*What is required:* Write every line out verbatim and omit the pictures.

*Data provided:*
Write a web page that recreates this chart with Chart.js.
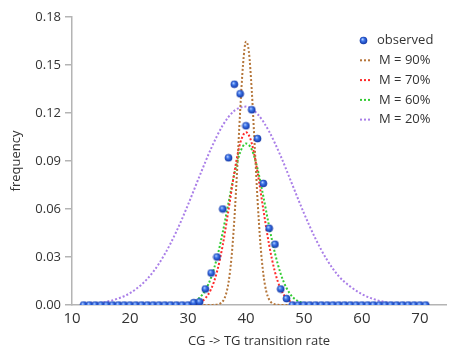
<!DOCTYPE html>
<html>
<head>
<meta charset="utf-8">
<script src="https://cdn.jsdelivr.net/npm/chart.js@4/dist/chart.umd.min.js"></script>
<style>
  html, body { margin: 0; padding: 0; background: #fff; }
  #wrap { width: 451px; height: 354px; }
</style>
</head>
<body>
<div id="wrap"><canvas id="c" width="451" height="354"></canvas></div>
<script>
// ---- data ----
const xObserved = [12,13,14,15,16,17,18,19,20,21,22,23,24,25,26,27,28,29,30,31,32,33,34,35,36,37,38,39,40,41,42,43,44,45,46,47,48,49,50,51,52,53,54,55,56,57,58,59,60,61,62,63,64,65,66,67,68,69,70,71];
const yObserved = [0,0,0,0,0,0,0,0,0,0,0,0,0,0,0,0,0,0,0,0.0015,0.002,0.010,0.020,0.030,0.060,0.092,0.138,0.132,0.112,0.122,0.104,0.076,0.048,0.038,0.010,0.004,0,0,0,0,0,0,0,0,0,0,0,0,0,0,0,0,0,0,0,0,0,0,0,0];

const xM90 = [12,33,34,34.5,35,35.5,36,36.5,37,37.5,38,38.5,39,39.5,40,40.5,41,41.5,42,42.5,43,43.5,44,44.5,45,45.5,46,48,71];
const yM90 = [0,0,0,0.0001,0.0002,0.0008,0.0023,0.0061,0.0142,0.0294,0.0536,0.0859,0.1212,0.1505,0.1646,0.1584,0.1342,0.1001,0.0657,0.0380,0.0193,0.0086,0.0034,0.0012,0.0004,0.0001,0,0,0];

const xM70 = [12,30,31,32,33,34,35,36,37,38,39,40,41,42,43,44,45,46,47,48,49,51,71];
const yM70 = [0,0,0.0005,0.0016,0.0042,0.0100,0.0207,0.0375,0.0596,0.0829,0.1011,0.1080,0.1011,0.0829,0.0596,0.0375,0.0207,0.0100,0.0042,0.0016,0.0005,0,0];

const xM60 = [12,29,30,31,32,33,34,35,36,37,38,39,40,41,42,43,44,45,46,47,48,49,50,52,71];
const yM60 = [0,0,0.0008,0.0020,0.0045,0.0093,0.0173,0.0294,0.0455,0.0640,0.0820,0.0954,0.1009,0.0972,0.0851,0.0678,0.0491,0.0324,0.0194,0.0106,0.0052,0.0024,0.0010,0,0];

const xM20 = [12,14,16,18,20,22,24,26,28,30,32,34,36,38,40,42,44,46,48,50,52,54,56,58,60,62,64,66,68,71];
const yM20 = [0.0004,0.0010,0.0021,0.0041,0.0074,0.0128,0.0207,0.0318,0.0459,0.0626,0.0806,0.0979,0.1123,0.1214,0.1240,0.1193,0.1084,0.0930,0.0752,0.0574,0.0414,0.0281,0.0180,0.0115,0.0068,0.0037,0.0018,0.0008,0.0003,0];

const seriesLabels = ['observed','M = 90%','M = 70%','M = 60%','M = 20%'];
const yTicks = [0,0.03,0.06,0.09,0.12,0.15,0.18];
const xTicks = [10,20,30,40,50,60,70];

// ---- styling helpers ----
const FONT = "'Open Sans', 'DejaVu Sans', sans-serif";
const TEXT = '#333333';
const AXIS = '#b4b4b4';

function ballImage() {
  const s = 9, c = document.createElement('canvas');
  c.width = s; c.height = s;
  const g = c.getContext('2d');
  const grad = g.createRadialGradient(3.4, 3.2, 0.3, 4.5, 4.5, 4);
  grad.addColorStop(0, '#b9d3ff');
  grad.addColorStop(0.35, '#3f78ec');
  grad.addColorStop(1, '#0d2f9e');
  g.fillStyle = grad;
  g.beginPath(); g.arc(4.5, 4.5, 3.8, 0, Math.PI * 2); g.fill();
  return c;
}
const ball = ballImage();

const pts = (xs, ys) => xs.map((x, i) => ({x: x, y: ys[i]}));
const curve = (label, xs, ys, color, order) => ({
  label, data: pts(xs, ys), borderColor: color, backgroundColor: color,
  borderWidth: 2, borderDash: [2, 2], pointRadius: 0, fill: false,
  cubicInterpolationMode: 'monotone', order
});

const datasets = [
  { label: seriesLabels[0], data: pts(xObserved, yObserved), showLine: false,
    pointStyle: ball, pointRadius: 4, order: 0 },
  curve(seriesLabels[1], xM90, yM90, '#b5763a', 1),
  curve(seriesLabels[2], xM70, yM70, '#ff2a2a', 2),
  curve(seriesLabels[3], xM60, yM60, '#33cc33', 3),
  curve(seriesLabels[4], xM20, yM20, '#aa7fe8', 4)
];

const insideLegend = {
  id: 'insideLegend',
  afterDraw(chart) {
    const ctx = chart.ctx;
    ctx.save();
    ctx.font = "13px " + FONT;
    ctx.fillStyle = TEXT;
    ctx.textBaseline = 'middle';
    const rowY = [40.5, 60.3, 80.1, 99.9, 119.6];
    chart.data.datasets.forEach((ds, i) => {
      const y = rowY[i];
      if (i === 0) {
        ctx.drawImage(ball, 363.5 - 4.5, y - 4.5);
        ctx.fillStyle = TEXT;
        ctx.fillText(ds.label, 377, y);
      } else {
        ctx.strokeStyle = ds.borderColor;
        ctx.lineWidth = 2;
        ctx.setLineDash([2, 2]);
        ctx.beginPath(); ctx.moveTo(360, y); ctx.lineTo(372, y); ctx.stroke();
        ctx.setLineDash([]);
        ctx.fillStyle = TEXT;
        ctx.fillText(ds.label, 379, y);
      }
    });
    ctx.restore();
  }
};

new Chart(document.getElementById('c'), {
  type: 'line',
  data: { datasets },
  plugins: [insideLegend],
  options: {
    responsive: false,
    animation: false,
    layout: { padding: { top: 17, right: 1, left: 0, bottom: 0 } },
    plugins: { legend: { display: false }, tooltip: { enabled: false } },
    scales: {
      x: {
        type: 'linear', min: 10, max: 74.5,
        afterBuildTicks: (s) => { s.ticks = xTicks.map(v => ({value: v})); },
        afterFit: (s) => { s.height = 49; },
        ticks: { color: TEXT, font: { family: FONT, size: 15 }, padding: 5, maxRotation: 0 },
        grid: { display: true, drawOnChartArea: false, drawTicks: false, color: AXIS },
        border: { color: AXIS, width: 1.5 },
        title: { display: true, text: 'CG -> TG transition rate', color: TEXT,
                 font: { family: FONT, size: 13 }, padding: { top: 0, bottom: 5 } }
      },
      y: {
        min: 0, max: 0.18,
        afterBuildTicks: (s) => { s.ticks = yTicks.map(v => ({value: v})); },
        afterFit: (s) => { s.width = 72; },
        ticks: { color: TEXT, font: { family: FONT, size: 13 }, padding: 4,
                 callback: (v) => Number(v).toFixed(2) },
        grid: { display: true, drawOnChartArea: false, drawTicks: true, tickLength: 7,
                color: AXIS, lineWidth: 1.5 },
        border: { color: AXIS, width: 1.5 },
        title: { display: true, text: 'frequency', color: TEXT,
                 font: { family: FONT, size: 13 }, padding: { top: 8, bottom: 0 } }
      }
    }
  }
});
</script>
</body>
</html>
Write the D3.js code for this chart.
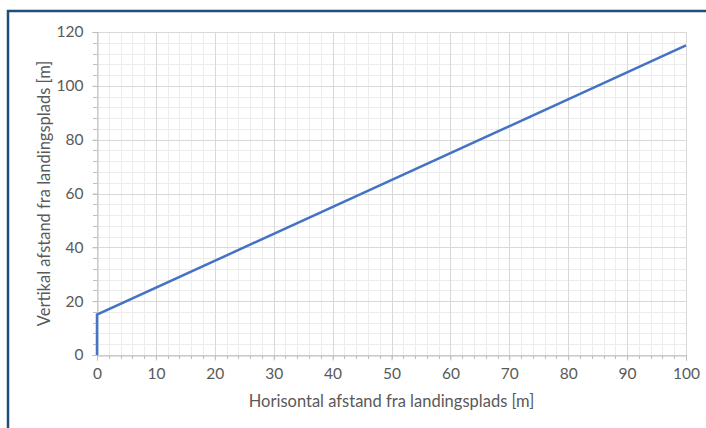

*Answer in full:*
Write a web page that recreates this chart with Chart.js.
<!DOCTYPE html>
<html>
<head>
<meta charset="utf-8">
<script src="https://cdn.jsdelivr.net/npm/chart.js@4/dist/chart.umd.min.js"></script>
<style>
  html, body { margin: 0; padding: 0; background: #fff; }
  #wrap { width: 451px; height: 354px; }
</style>
</head>
<body>
<div id="wrap"><canvas id="c" width="451" height="354"></canvas></div>
<script>
// ---- data ----
const xObserved = [12,13,14,15,16,17,18,19,20,21,22,23,24,25,26,27,28,29,30,31,32,33,34,35,36,37,38,39,40,41,42,43,44,45,46,47,48,49,50,51,52,53,54,55,56,57,58,59,60,61,62,63,64,65,66,67,68,69,70,71];
const yObserved = [0,0,0,0,0,0,0,0,0,0,0,0,0,0,0,0,0,0,0,0.0015,0.002,0.010,0.020,0.030,0.060,0.092,0.138,0.132,0.112,0.122,0.104,0.076,0.048,0.038,0.010,0.004,0,0,0,0,0,0,0,0,0,0,0,0,0,0,0,0,0,0,0,0,0,0,0,0];

const xM90 = [12,33,34,34.5,35,35.5,36,36.5,37,37.5,38,38.5,39,39.5,40,40.5,41,41.5,42,42.5,43,43.5,44,44.5,45,45.5,46,48,71];
const yM90 = [0,0,0,0.0001,0.0002,0.0008,0.0023,0.0061,0.0142,0.0294,0.0536,0.0859,0.1212,0.1505,0.1646,0.1584,0.1342,0.1001,0.0657,0.0380,0.0193,0.0086,0.0034,0.0012,0.0004,0.0001,0,0,0];

const xM70 = [12,30,31,32,33,34,35,36,37,38,39,40,41,42,43,44,45,46,47,48,49,51,71];
const yM70 = [0,0,0.0005,0.0016,0.0042,0.0100,0.0207,0.0375,0.0596,0.0829,0.1011,0.1080,0.1011,0.0829,0.0596,0.0375,0.0207,0.0100,0.0042,0.0016,0.0005,0,0];

const xM60 = [12,29,30,31,32,33,34,35,36,37,38,39,40,41,42,43,44,45,46,47,48,49,50,52,71];
const yM60 = [0,0,0.0008,0.0020,0.0045,0.0093,0.0173,0.0294,0.0455,0.0640,0.0820,0.0954,0.1009,0.0972,0.0851,0.0678,0.0491,0.0324,0.0194,0.0106,0.0052,0.0024,0.0010,0,0];

const xM20 = [12,14,16,18,20,22,24,26,28,30,32,34,36,38,40,42,44,46,48,50,52,54,56,58,60,62,64,66,68,71];
const yM20 = [0.0004,0.0010,0.0021,0.0041,0.0074,0.0128,0.0207,0.0318,0.0459,0.0626,0.0806,0.0979,0.1123,0.1214,0.1240,0.1193,0.1084,0.0930,0.0752,0.0574,0.0414,0.0281,0.0180,0.0115,0.0068,0.0037,0.0018,0.0008,0.0003,0];

const seriesLabels = ['observed','M = 90%','M = 70%','M = 60%','M = 20%'];
const yTicks = [0,0.03,0.06,0.09,0.12,0.15,0.18];
const xTicks = [10,20,30,40,50,60,70];

// ---- styling helpers ----
const FONT = "'Open Sans', 'DejaVu Sans', sans-serif";
const TEXT = '#333333';
const AXIS = '#b4b4b4';

function ballImage() {
  const s = 9, c = document.createElement('canvas');
  c.width = s; c.height = s;
  const g = c.getContext('2d');
  const grad = g.createRadialGradient(3.4, 3.2, 0.3, 4.5, 4.5, 4);
  grad.addColorStop(0, '#b9d3ff');
  grad.addColorStop(0.35, '#3f78ec');
  grad.addColorStop(1, '#0d2f9e');
  g.fillStyle = grad;
  g.beginPath(); g.arc(4.5, 4.5, 3.8, 0, Math.PI * 2); g.fill();
  return c;
}
const ball = ballImage();

const pts = (xs, ys) => xs.map((x, i) => ({x: x, y: ys[i]}));
const curve = (label, xs, ys, color, order) => ({
  label, data: pts(xs, ys), borderColor: color, backgroundColor: color,
  borderWidth: 2, borderDash: [2, 2], pointRadius: 0, fill: false,
  cubicInterpolationMode: 'monotone', order
});

const datasets = [
  { label: seriesLabels[0], data: pts(xObserved, yObserved), showLine: false,
    pointStyle: ball, pointRadius: 4, order: 0 },
  curve(seriesLabels[1], xM90, yM90, '#b5763a', 1),
  curve(seriesLabels[2], xM70, yM70, '#ff2a2a', 2),
  curve(seriesLabels[3], xM60, yM60, '#33cc33', 3),
  curve(seriesLabels[4], xM20, yM20, '#aa7fe8', 4)
];

const insideLegend = {
  id: 'insideLegend',
  afterDraw(chart) {
    const ctx = chart.ctx;
    ctx.save();
    ctx.font = "13px " + FONT;
    ctx.fillStyle = TEXT;
    ctx.textBaseline = 'middle';
    const rowY = [40.5, 60.3, 80.1, 99.9, 119.6];
    chart.data.datasets.forEach((ds, i) => {
      const y = rowY[i];
      if (i === 0) {
        ctx.drawImage(ball, 363.5 - 4.5, y - 4.5);
        ctx.fillStyle = TEXT;
        ctx.fillText(ds.label, 377, y);
      } else {
        ctx.strokeStyle = ds.borderColor;
        ctx.lineWidth = 2;
        ctx.setLineDash([2, 2]);
        ctx.beginPath(); ctx.moveTo(360, y); ctx.lineTo(372, y); ctx.stroke();
        ctx.setLineDash([]);
        ctx.fillStyle = TEXT;
        ctx.fillText(ds.label, 379, y);
      }
    });
    ctx.restore();
  }
};

new Chart(document.getElementById('c'), {
  type: 'line',
  data: { datasets },
  plugins: [insideLegend],
  options: {
    responsive: false,
    animation: false,
    layout: { padding: { top: 17, right: 1, left: 0, bottom: 0 } },
    plugins: { legend: { display: false }, tooltip: { enabled: false } },
    scales: {
      x: {
        type: 'linear', min: 10, max: 74.5,
        afterBuildTicks: (s) => { s.ticks = xTicks.map(v => ({value: v})); },
        afterFit: (s) => { s.height = 49; },
        ticks: { color: TEXT, font: { family: FONT, size: 15 }, padding: 5, maxRotation: 0 },
        grid: { display: true, drawOnChartArea: false, drawTicks: false, color: AXIS },
        border: { color: AXIS, width: 1.5 },
        title: { display: true, text: 'CG -> TG transition rate', color: TEXT,
                 font: { family: FONT, size: 13 }, padding: { top: 0, bottom: 5 } }
      },
      y: {
        min: 0, max: 0.18,
        afterBuildTicks: (s) => { s.ticks = yTicks.map(v => ({value: v})); },
        afterFit: (s) => { s.width = 72; },
        ticks: { color: TEXT, font: { family: FONT, size: 13 }, padding: 4,
                 callback: (v) => Number(v).toFixed(2) },
        grid: { display: true, drawOnChartArea: false, drawTicks: true, tickLength: 7,
                color: AXIS, lineWidth: 1.5 },
        border: { color: AXIS, width: 1.5 },
        title: { display: true, text: 'frequency', color: TEXT,
                 font: { family: FONT, size: 13 }, padding: { top: 8, bottom: 0 } }
      }
    }
  }
});
</script>
</body>
</html>
Write the D3.js code for this chart.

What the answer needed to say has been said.